KPCN (730 AM) was the first country station in the area, having started in 1962, but it broadcast only during daytime hours. KBOX quickly became the ratings leader for country music in Dallas. In its first ratings book, it moved from a 10.0 share Q3 1966 to a 12.1 share in Q1 1967. KBOX had six years of solid ratings, posting a high of 14.4 in the Q3 1967 book. In 1972, WBAP also flipped to country music, stealing listeners from KBOX.
In 1973, the Arbitron markets for Dallas and Fort Worth were combined into one book, to reflect the merging of the two cities into one metropolitan area as the "Dallas-Fort Worth Metroplex". KBOX, broadcasting at 5,000 watts by day and 500 watts at night, was hurt by this redefinition. It was heard well in Dallas but the signal faded before it could reach Fort Worth. KBOX did not even appear in the new ratings book. WBAP, with its clear channel 50,000 watt signal, became the undisputed country winner at that point.
In April 1974, Group One applied for a nighttime power increase from 500 watts to 1,000 watts and a move of the transmitter site to 32 52 15 N 96 42 54 W. The Federal Communications Commission approved it in February 1975. This gave KBOX a better signal, although still not approaching that of WBAP. By 1980, FM radio was growing in dominance and the ability of KBOX to compete with a music format was waning.
On November 14, 1982, the KBOX call letters were dropped by Group One. KBOX became KMEZ and switched from its country format to a simulcast of the easy listening format of sister station KMEZ-FM. In 1989, KMEZ-AM broke away from the FM station to adopt a business news/talk format as KDBN. This was followed in 1991 by the satellite-fed "Stardust" adult standards service from the Unistar Radio Network as KCMZ.
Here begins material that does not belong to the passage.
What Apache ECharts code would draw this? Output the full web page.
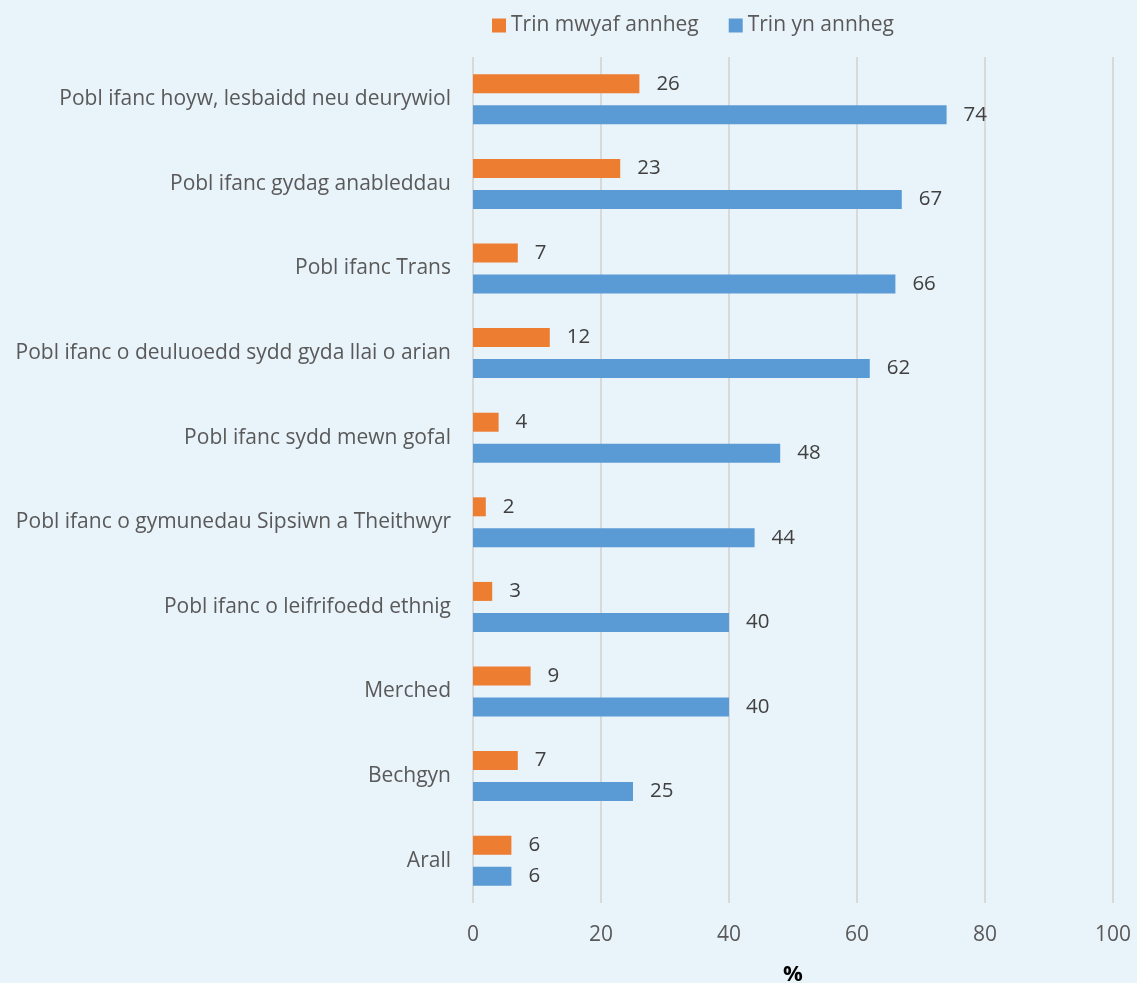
<!DOCTYPE html>
<html>
<head>
<meta charset="utf-8">
<script src="https://cdn.jsdelivr.net/npm/echarts@6/dist/echarts.min.js"></script>
<style>
html,body{margin:0;padding:0;background:#E9F3FA;}
#c{width:1137px;height:983px;}
</style>
</head>
<body>
<div id="c"></div>
<script>
const categories = [
  "Pobl ifanc hoyw, lesbaidd neu deurywiol",
  "Pobl ifanc gydag anableddau",
  "Pobl ifanc Trans",
  "Pobl ifanc o deuluoedd sydd gyda llai o arian",
  "Pobl ifanc sydd mewn gofal",
  "Pobl ifanc o gymunedau Sipsiwn a Theithwyr",
  "Pobl ifanc o leifrifoedd ethnig",
  "Merched",
  "Bechgyn",
  "Arall"
];
const seriesNames = ["Trin mwyaf annheg", "Trin yn annheg"];
const mostUnfair = [26, 23, 7, 12, 4, 2, 3, 9, 7, 6];
const unfair = [74, 67, 66, 62, 48, 44, 40, 40, 25, 6];
const xTicks = [0, 20, 40, 60, 80, 100];

const font = "'Open Sans', 'Noto Sans', sans-serif";
const chart = echarts.init(document.getElementById('c'), null, {renderer: 'canvas'});
const labelCfg = {show: true, position: 'right', distance: 17, color: '#404040', fontSize: 20.5, fontFamily: font};
chart.setOption({
  backgroundColor: '#E9F3FA',
  animation: false,
  legend: {
    top: 10, left: 487, itemWidth: 14, itemHeight: 14, itemGap: 30,
    icon: 'rect',
    textStyle: {color: '#595959', fontSize: 21, fontFamily: font},
    data: seriesNames
  },
  grid: {left: 473, right: 24, top: 57, bottom: 80, containLabel: false, outerBoundsMode: 'none'},
  xAxis: {
    type: 'value', min: xTicks[0], max: xTicks[xTicks.length - 1], interval: 20,
    name: '%', nameLocation: 'middle', nameGap: 61,
    nameTextStyle: {color: '#000', fontWeight: 'bold', fontSize: 22, fontFamily: font},
    axisLine: {show: false}, axisTick: {show: false},
    axisLabel: {color: '#595959', fontSize: 21, fontFamily: font, margin: 22},
    splitLine: {show: true, lineStyle: {color: '#D9D9D9', width: 2}}
  },
  yAxis: {
    type: 'category', data: categories, inverse: true,
    axisLine: {show: false}, axisTick: {show: false},
    axisLabel: {color: '#595959', fontSize: 21, fontFamily: font, margin: 22}
  },
  series: [
    {name: seriesNames[0], type: 'bar', data: mostUnfair, barWidth: 19, barGap: '63%',
     itemStyle: {color: '#ED7D31'}, label: labelCfg},
    {name: seriesNames[1], type: 'bar', data: unfair, barWidth: 19,
     itemStyle: {color: '#5B9BD5'}, label: labelCfg}
  ]
});
</script>
</body>
</html>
Marcos A. Rodriguez purchased the station and changed the format to Spanish-language Banda music with call sign KMRT (1993–1998). Rodriguez picked the call sign to connote the retailer K-Mart and imply good value for advertisers. KMRT was the first radio station in America to air the Banda format all the time. It operated with an automated Audio Server delivery system.
Eventually, the call sign changed to KDXX (1998–2002), and KHCK (1998–2005), a simulcast of Tejano KHCK-FM "Kick FM" until the FM changed format to Cumbia music as KFZO and the AM continued as a stand-alone Tejano station for a few months. The KNIT call letters and a southern gospel format were adopted in March 2005, when it was briefly owned by Salem Communications.
In June 2007, the station joined the Spanish language sports network ESPN Deportes Radio, and it was the first ESPN Deportes station to be managed and operated by ESPN. 1540 KZMP picked up the ESPN Deportes format on June 1, 2009, almost two years after the format was first aired in the Dallas/Fort Worth area. The Deportes format was dropped by 1480 in August 2009. On February 17, 2012, the call letters became KBXD.
KBXD, along with co-owned stations Florida stations WFLL, WFTL, and WMEN, were purchased out of bankruptcy by Mark Jorgenson's ACM JCE IV B LLC in a transaction that was consummated on August 6, 2015, at a purchase price of $5.5 million. A proposed sale to Chris Muse for $1.5 million on May 13, 2016, plus a $13,000 payment to break the station's tower lease, was terminated without closing. The transmitting site was acquired from Salem Radio Properties.
KBXD switched its format to South Asian pop music. In April 2017 the station suspended all programming and started running a continuous advertisement asking the listener "If you are interested in renting this radio station call John Hammond at..." By June 2017, the station was playing Hispanic music with station breaks in Spanish.
Effective August 11, 2017, ACM sold KBXD to Hammond Broadcasting Group, LLC for $600,000. The call letters were changed to KNGO on May 7, 2019. At that time, it switched to Vietnamese programming, mostly simulcast with KGOW in Houston.